O partido conservador inglês pode ter aberto o ciclo de desagregação da União Europeia, que só uma futura vitória do novo líder de esquerda trabalhista poderá estancar, com o seu ultimato à Comissão Europeia: reforço dos direitos dos países que não fazem parte da zona do euro, mas na lógica dos interesses  britânicos; reduzir o nível de integração europeia do Reino Unido, novas medidas para a competitividade da UE  e mais poder a Londres em relação aos imigrantes que chegam ao continente. No concreto, sabemos apenas que Cameron pretende impedir que os imigrantes de outros países da UE tenham direito a benefícios sociais durante quatro anos, restringir o direito à livre circulação de trabalhadores dos novos países da UE até que as suas economias se desenvolvam. E anuncia o referendo sobre a permanência na UE antes do final de 2017 como moeda de troca.

A orientação do trabalho de esclarecimento político para a base popular do PSD e do CDS e da grande massa de abstencionistas, e não para a demarcação de posições entre aliados, a salvaguarda do acordo que permitirá a formação do governo de centro-esquerda em vez da disputa sobre problemas secundários, como a direita pretende, a exigência da chamada dos partidos a S. Bento para que se inicie o ciclo constitucional de constituição do novo governo e a convergência nas presidenciais, são as condições políticas para o renascimento e a coesão nacionais contra o inimigo comum dos povos e nações soberanas e de Portugal, a oligarquia financeira sem pátria.
O direito a resignar


Não sei se o atual presidente da República é o líder desta tentativa de golpe palaciano ou o velho “boi de piranha” que a direita anticonstitucional empurrou para a frente sem compaixão pelo seu sacrifício.Nada me move contra o ser humano e espero sempre do Presidente da República um gesto de dignidade política, que eduque pelo exemplo.

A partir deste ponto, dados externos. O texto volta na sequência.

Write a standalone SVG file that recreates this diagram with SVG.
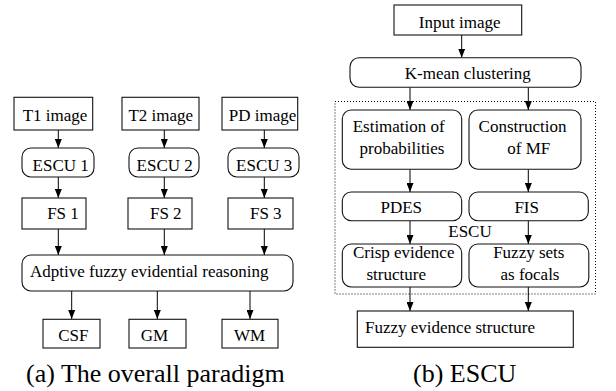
<svg xmlns="http://www.w3.org/2000/svg" width="616" height="391" viewBox="0 0 616 391">
<defs>
<marker id="arr" markerWidth="9" markerHeight="7" refX="9" refY="3.5" orient="auto" markerUnits="userSpaceOnUse">
<path d="M0,0 L9,3.5 L0,7 z" fill="#000"/>
</marker>
</defs>
<style>
.b{fill:#fff;stroke:#111;stroke-width:1.1}
.t{font-family:'Liberation Serif',serif;font-size:17px;fill:#000}
.m{text-anchor:middle}
.c{stroke:#000;stroke-width:1;fill:none;marker-end:url(#arr)}
.cap{font-family:'Liberation Serif',serif;font-size:26px;fill:#000}
</style>
<rect width="616" height="391" fill="#fff"/>

<g id="escu-frame">
<rect x="335" y="101.5" width="260.5" height="192.5" fill="none" stroke="#000" stroke-width="1" stroke-dasharray="1 2"/>
<text class="t m" x="470" y="236.7">ESCU</text>
</g>

<g id="connectors">
<line class="c" x1="58.3" y1="130" x2="58.3" y2="148"/>
<line class="c" x1="164.3" y1="130" x2="164.3" y2="148"/>
<line class="c" x1="264.3" y1="130" x2="264.3" y2="148"/>
<line class="c" x1="58.3" y1="177" x2="58.3" y2="198"/>
<line class="c" x1="164.3" y1="177" x2="164.3" y2="198"/>
<line class="c" x1="264.3" y1="177" x2="264.3" y2="198"/>
<line class="c" x1="58.3" y1="229" x2="58.3" y2="255"/>
<line class="c" x1="164.3" y1="229" x2="164.3" y2="255"/>
<line class="c" x1="264.3" y1="229" x2="264.3" y2="255"/>
<line class="c" x1="71.7" y1="291" x2="71.7" y2="319"/>
<line class="c" x1="157.3" y1="291" x2="157.3" y2="319"/>
<line class="c" x1="250" y1="291" x2="250" y2="319"/>
<line class="c" x1="461.7" y1="35" x2="461.7" y2="57.7"/>
<line class="c" x1="410" y1="87.3" x2="410" y2="110"/>
<line class="c" x1="528.3" y1="87.3" x2="528.3" y2="110"/>
<line class="c" x1="410" y1="169.3" x2="410" y2="192"/>
<line class="c" x1="528.3" y1="169.3" x2="528.3" y2="192"/>
<line class="c" x1="410" y1="220.7" x2="410" y2="244"/>
<line class="c" x1="528.3" y1="220.7" x2="528.3" y2="244"/>
<line class="c" x1="410" y1="287" x2="410" y2="311"/>
<line class="c" x1="528.3" y1="287" x2="528.3" y2="311"/>
</g>

<g id="t1"><rect class="b" x="14" y="97.3" width="78.7" height="32.7"/><text class="t m" x="55" y="120.7">T1 image</text></g>
<g id="t2"><rect class="b" x="122" y="97.3" width="77" height="32.7"/><text class="t m" x="160.8" y="120.7">T2 image</text></g>
<g id="pd"><rect class="b" x="222" y="97.3" width="75.7" height="32.7"/><text class="t m" x="262.5" y="120.7">PD image</text></g>

<g id="escu1"><rect class="b" x="22" y="148" width="72" height="29" rx="9"/><text class="t m" x="60.7" y="171.3">ESCU 1</text></g>
<g id="escu2"><rect class="b" x="129" y="148" width="70" height="29" rx="9"/><text class="t m" x="164.7" y="171.3">ESCU 2</text></g>
<g id="escu3"><rect class="b" x="228" y="148" width="71" height="29" rx="9"/><text class="t m" x="264.2" y="171.3">ESCU 3</text></g>

<g id="fs1"><rect class="b" x="22" y="198" width="64" height="31"/><text class="t m" x="63" y="219">FS 1</text></g>
<g id="fs2"><rect class="b" x="128" y="198" width="64" height="31"/><text class="t m" x="165.8" y="219">FS 2</text></g>
<g id="fs3"><rect class="b" x="228" y="198" width="65" height="31"/><text class="t m" x="265.8" y="219">FS 3</text></g>

<g id="afer"><rect class="b" x="22" y="255" width="271" height="36" rx="9"/><text class="t" x="30" y="276.7">Adptive fuzzy evidential reasoning</text></g>

<g id="csf"><rect class="b" x="43" y="319.3" width="57" height="28.7"/><text class="t m" x="73.3" y="340.7">CSF</text></g>
<g id="gm"><rect class="b" x="129" y="319.3" width="57" height="28.7"/><text class="t m" x="154.5" y="340.7">GM</text></g>
<g id="wm"><rect class="b" x="222" y="319.3" width="56" height="28.7"/><text class="t m" x="249.5" y="340.7">WM</text></g>

<text class="cap" x="26" y="381.7">(a) The overall paradigm</text>

<g id="input"><rect class="b" x="394" y="5" width="127.7" height="30"/><text class="t m" x="459.7" y="27.7">Input image</text></g>
<g id="kmean"><rect class="b" x="350" y="57.7" width="231" height="29.6" rx="9"/><text class="t m" x="467.8" y="79.3">K-mean clustering</text></g>
<g id="estim"><rect class="b" x="342.3" y="110" width="119.4" height="59.3" rx="9"/><text class="t m" x="398.7" y="131.7">Estimation of</text><text class="t m" x="402" y="154">probabilities</text></g>
<g id="constr"><rect class="b" x="469" y="110" width="112" height="59.3" rx="9"/><text class="t m" x="522.5" y="131.7">Construction</text><text class="t m" x="528.8" y="154">of MF</text></g>
<g id="pdes"><rect class="b" x="342.3" y="192" width="119.4" height="28.7" rx="9"/><text class="t m" x="401.3" y="213.3">PDES</text></g>
<g id="fis"><rect class="b" x="469" y="192" width="119.3" height="28.7" rx="9"/><text class="t m" x="526.7" y="213.3">FIS</text></g>
<g id="crisp"><rect class="b" x="342.3" y="244" width="119.4" height="43" rx="9"/><text class="t m" x="403.7" y="258.3">Crisp evidence</text><text class="t m" x="396.2" y="280">structure</text></g>
<g id="fuzzysets"><rect class="b" x="469" y="244" width="119.8" height="43" rx="9"/><text class="t m" x="528.8" y="258.3">Fuzzy sets</text><text class="t m" x="530" y="280">as focals</text></g>
<g id="fes"><rect class="b" x="357.3" y="311" width="216" height="36.3"/><text class="t" x="365" y="332.7">Fuzzy evidence structure</text></g>

<text class="cap" x="413" y="381.7">(b) ESCU</text>
</svg>
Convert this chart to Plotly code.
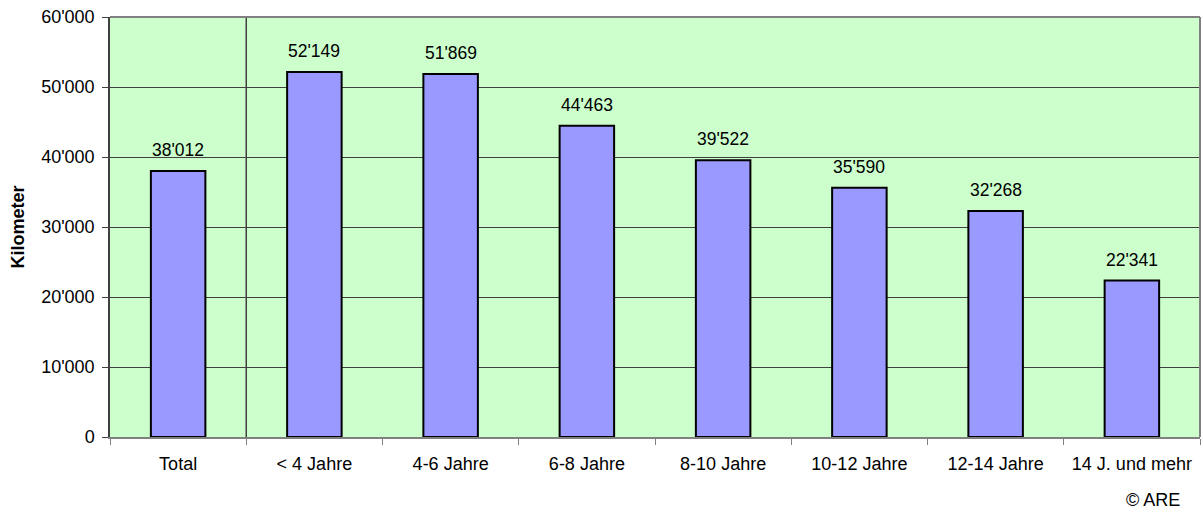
import plotly.graph_objects as go

categories = ["Total", "< 4 Jahre", "4-6 Jahre", "6-8 Jahre", "8-10 Jahre",
              "10-12 Jahre", "12-14 Jahre", "14 J. und mehr"]
km = [38012, 52149, 51869, 44463, 39522, 35590, 32268, 22341]
y_ticks = [0, 10000, 20000, 30000, 40000, 50000, 60000]

FONT = "Liberation Sans, Arial, sans-serif"


def fmt(v):
    return f"{v:,}".replace(",", "'")


fig = go.Figure(
    data=[go.Bar(
        x=categories,
        y=km,
        width=0.4,
        marker=dict(color="#9999FF", line=dict(color="black", width=2)),
        hoverinfo="x+y",
    )]
)

# value labels above the bars
for c, v in zip(categories, km):
    fig.add_annotation(x=c, y=v, text=fmt(v), showarrow=False,
                       yshift=21, font=dict(size=17.5, color="black"))

# separator between Total and the age groups
fig.add_shape(type="line", xref="x", yref="paper", x0=0.5, x1=0.5, y0=0, y1=1,
              line=dict(color="#404040", width=1.5))

fig.add_annotation(text="© ARE", xref="paper", yref="paper", x=0.9835, y=-0.15,
                   xanchor="right", yanchor="middle", showarrow=False,
                   font=dict(size=18, color="black"))

fig.update_layout(
    width=1203,
    height=515,
    margin=dict(l=110, r=3, t=17, b=78),
    plot_bgcolor="#CCFFCC",
    paper_bgcolor="white",
    separators=".'",
    font=dict(family=FONT, size=18, color="black"),
    showlegend=False,
    bargap=0.6,
)

fig.update_yaxes(
    range=[0, 60000],
    tickvals=y_ticks,
    tickformat=",d",
    showgrid=True,
    gridcolor="#404040",
    gridwidth=1,
    ticks="outside",
    ticklen=6,
    tickcolor="#404040",
    ticklabelstandoff=4,
    showline=True,
    linecolor="#404040",
    linewidth=1.5,
    zeroline=False,
    title=dict(text="<b>Kilometer</b>", standoff=12, font=dict(size=18)),
)

fig.update_xaxes(
    showgrid=False,
    tickson="boundaries",
    ticks="outside",
    ticklen=6,
    tickcolor="#808080",
    ticklabelstandoff=10,
    showline=True,
    linecolor="#808080",
    linewidth=1.5,
)

# grey frame on top and right
fig.add_shape(type="line", xref="paper", yref="paper", x0=0, x1=1, y0=1, y1=1,
              line=dict(color="#808080", width=2))
fig.add_shape(type="line", xref="paper", yref="paper", x0=1, x1=1, y0=0, y1=1,
              line=dict(color="#808080", width=2))

fig.write_html("out.html", config={"displayModeBar": False},
               post_script="document.body.style.margin='0';")
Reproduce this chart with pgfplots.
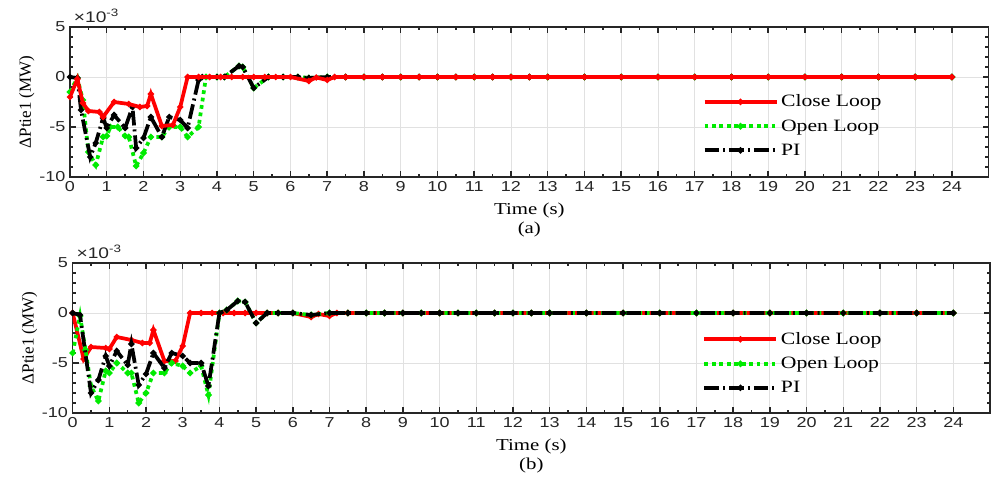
\documentclass[border=0pt]{standalone}
\usepackage{pgfplots}
\pgfplotsset{compat=1.18}
\usepackage{fontspec}
\setmainfont{Liberation Serif}[FakeStretch=1.25]
\newfontfamily\ylfont{Liberation Serif}
\newfontfamily\ticksf{Liberation Sans}[FakeStretch=1.25]
\definecolor{axgray}{RGB}{38,38,38}
\definecolor{gridgray}{RGB}{225,225,225}
\definecolor{mgreen}{RGB}{0,235,0}
\pgfplotsset{
  myaxis/.style={
    scale only axis, height=112.5pt,
    xmin=0, xmax=25, ymin=-10, ymax=5,
    xtick={0,1,...,24}, ytick={-10,-5,0,5},
    minor x tick num=1, minor y tick num=4,
    tick align=inside, tick pos=both,
    major tick length=4.5pt, minor tick length=2.5pt,
    grid=major, major grid style={gridgray, line width=0.6pt},
    axis line style={axgray, line width=1.1pt},
    every tick/.style={axgray, line width=1.1pt},
    tick label style={font=\ticksf\fontsize{10.8}{10.8}\selectfont, text=axgray},
    /pgf/number format/assume math mode=true,
    xlabel={Time (s)},
    xlabel style={font=\fontsize{12.5}{14}\selectfont, at={(axis description cs:0.5,-0.225)}, anchor=center},
    ylabel={ΔPtie1 (MW)},
    ylabel style={font=\ylfont\fontsize{12.75}{14}\selectfont, at={(axis description cs:-0.047,0.5)}, anchor=center, rotate=0},
    legend style={draw=none, fill=none, font=\fontsize{13}{14}\selectfont, anchor=north west, row sep=4pt},
    legend cell align=left,
    legend image code/.code={\draw[mark repeat=2,mark phase=2] plot coordinates {(0pt,0pt) (27pt,0pt) (54pt,0pt)};},
    clip mode=individual,
  },
  rl/.style={color=red, line width=2.8pt, solid, mark=*, mark size=0.6pt},
  gl/.style={color=mgreen, line width=2.8pt, dash pattern=on 2.8pt off 2.8pt, mark=*, mark size=0.7pt, mark options={solid}},
  bl/.style={color=black, line width=2.8pt, dash pattern=on 11pt off 3pt on 1.5pt off 3pt, mark=*, mark size=0.6pt, mark options={solid}},
}
\begin{document}
\begin{tikzpicture}
\useasboundingbox (0,0) rectangle (746.25pt,363.75pt);
% (a)
\begin{axis}[myaxis, at={(52.5pt,231pt)}, anchor=south west, width=689pt,
  legend style={at={(rel axis cs:0.684,0.585)}}]
\addlegendimage{rl}\addlegendentry{Close Loop}
\addlegendimage{gl}\addlegendentry{Open Loop}
\addlegendimage{bl}\addlegendentry{PI}
\addplot[gl, forget plot] coordinates {(0,-1.5) (0.2,-0.1) (0.35,-2.3) (0.5,-7.5) (0.7,-8.8) (0.9,-6.0) (1.0,-5.9) (1.1,-5.0) (1.3,-5.0) (1.5,-5.9) (1.6,-6.0) (1.8,-8.9) (2.0,-7.6) (2.2,-6.0) (2.5,-6.0) (2.7,-5.0) (3.0,-5.0) (3.2,-6.0) (3.5,-5.0) (3.7,0) (4.0,0) (4.2,0) (4.6,1.1) (4.7,1.0) (5.0,-1.1) (5.4,0) (5.8,0) (6.2,0) (6.5,-0.1) (7.0,0) (7.5,0) (8,0) (8.5,0) (9,0) (9.5,0) (10,0) (10.5,0) (11,0) (11.5,0) (12,0) (12.5,0) (13,0) (14,0) (15,0) (16,0) (17,0) (18,0) (19,0) (20,0) (21,0) (22,0) (23,0) (24,0)};
\addplot[bl, forget plot] coordinates {(0,0) (0.2,-0.1) (0.3,-3.3) (0.55,-8.0) (0.7,-6.6) (0.9,-4.1) (1.0,-5.1) (1.2,-3.8) (1.5,-5.1) (1.7,-3.0) (1.8,-7.1) (2.0,-6.1) (2.2,-4.0) (2.5,-6.0) (2.7,-4.0) (3.0,-4.3) (3.2,-5.1) (3.5,-0.3) (3.6,0) (4.0,0) (4.2,0) (4.6,1.1) (4.7,1.0) (5.0,-1.1) (5.4,0) (5.8,0) (6.2,0) (6.5,-0.1) (7.0,0) (7.5,0) (8,0) (8.5,0) (9,0) (9.5,0) (10,0) (10.5,0) (11,0) (11.5,0) (12,0) (12.5,0) (13,0) (14,0) (15,0) (16,0) (17,0) (18,0) (19,0) (20,0) (21,0) (22,0) (23,0) (24,0)};
\addplot[rl, forget plot] coordinates {(0,-2.0) (0.2,-0.2) (0.35,-2.6) (0.5,-3.4) (0.8,-3.5) (0.9,-4.0) (1.2,-2.5) (1.6,-2.7) (1.9,-3.0) (2.1,-2.9) (2.2,-1.7) (2.5,-4.9) (2.8,-4.8) (3.0,-3.0) (3.2,0) (3.5,0) (3.8,0) (4.1,0) (4.4,0) (4.7,0) (5.0,0) (5.3,0) (5.6,0) (6.0,0) (6.5,-0.4) (6.7,-0.05) (7.0,-0.3) (7.2,0) (7.5,0) (8,0) (8.5,0) (9,0) (9.5,0) (10,0) (10.5,0) (11,0) (11.5,0) (12,0) (12.5,0) (13,0) (14,0) (15,0) (16,0) (17,0) (18,0) (19,0) (20,0) (21,0) (22,0) (23,0) (24,0)};
\node[anchor=south west, inner sep=0pt, font=\ticksf\fontsize{11.5}{11.5}\selectfont, text=axgray] at (axis description cs:0.004,1.03) {×10\textsuperscript{-3}};
\node[font=\fontsize{12.5}{14}\selectfont] at (axis description cs:0.5,-0.35) {(a)};
\end{axis}
% (b)
\begin{axis}[myaxis, at={(54.5pt,54pt)}, anchor=south west, width=688pt,
  legend style={at={(rel axis cs:0.682,0.575)}}]
\addplot[rl] coordinates {(0,0) (0.3,-4.6) (0.5,-3.4) (0.9,-3.5) (1.0,-3.6) (1.2,-2.4) (1.6,-2.7) (1.9,-3.0) (2.1,-3.0) (2.2,-1.7) (2.5,-4.8) (2.8,-4.8) (3.0,-3.3) (3.2,0) (3.5,0) (3.8,0) (4.1,0) (4.4,0) (4.7,0) (5.0,0) (5.3,0) (5.6,0) (6.0,0) (6.5,-0.4) (6.7,-0.1) (7.0,-0.3) (7.2,0) (7.5,0) (8,0) (8.5,0) (9,0) (9.5,0) (10,0) (10.5,0) (11,0) (11.5,0) (12,0) (12.5,0) (13,0) (14,0) (15,0) (16,0) (17,0) (18,0) (19,0) (20,0) (21,0) (22,0) (23,0) (24,0)};
\addlegendentry{Close Loop}
\addplot[gl] coordinates {(0,-4.0) (0.2,-0.3) (0.35,-3.7) (0.5,-7.3) (0.7,-8.8) (0.9,-5.8) (1.0,-6.0) (1.2,-5.0) (1.5,-6.0) (1.6,-6.0) (1.8,-9.0) (2.0,-8.0) (2.2,-6.0) (2.5,-6.0) (2.7,-5.0) (3.0,-5.3) (3.2,-6.0) (3.5,-5.3) (3.7,-8.2) (4.0,0) (4.2,0.3) (4.5,1.2) (4.7,1.1) (5.0,-1.0) (5.3,0) (5.6,0) (6.0,0) (6.5,-0.2) (7.0,0) (7.5,0) (8,0) (8.5,0) (9,0) (9.5,0) (10,0) (10.5,0) (11,0) (11.5,0) (12,0) (12.5,0) (13,0) (14,0) (15,0) (16,0) (17,0) (18,0) (19,0) (20,0) (21,0) (22,0) (23,0) (24,0)};
\addlegendentry{Open Loop}
\addplot[bl] coordinates {(0,0) (0.2,-0.2) (0.5,-8.0) (0.7,-6.7) (0.9,-4.3) (1.0,-5.3) (1.2,-3.8) (1.5,-5.2) (1.6,-3.1) (1.8,-7.2) (2.0,-6.1) (2.2,-4.0) (2.5,-5.5) (2.7,-4.0) (3.0,-4.3) (3.2,-5.0) (3.5,-5.0) (3.7,-7.3) (4.0,0) (4.2,0.3) (4.5,1.2) (4.7,1.1) (5.0,-1.0) (5.3,0) (5.6,0) (6.0,0) (6.5,-0.2) (7.0,0) (7.5,0) (8,0) (8.5,0) (9,0) (9.5,0) (10,0) (10.5,0) (11,0) (11.5,0) (12,0) (12.5,0) (13,0) (14,0) (15,0) (16,0) (17,0) (18,0) (19,0) (20,0) (21,0) (22,0) (23,0) (24,0)};
\addlegendentry{PI}
\node[anchor=south west, inner sep=0pt, font=\ticksf\fontsize{11.5}{11.5}\selectfont, text=axgray] at (axis description cs:0.004,1.03) {×10\textsuperscript{-3}};
\node[font=\fontsize{12.5}{14}\selectfont] at (axis description cs:0.5,-0.35) {(b)};
\end{axis}
\end{tikzpicture}
\end{document}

Se o presidente quer findar o seu consulado com um gesto de coerência política com os seus mandatos sectários, também o pode fazer no pleno respeito da Constituição e do seu Artigo 31º: resigna e o atual presidente da Assembleia da República assume todas as suas funções constitucionais até à eleição do novo presidente. Seria este magistrado, no pleno exercício dos seus poderes constitucionais, a convidar o líder do 2º partido mais votado a formar governo. E os portugueses ficariam a conhecer melhor a sua Constituição, que votaram quase unanimemente, mas não leram.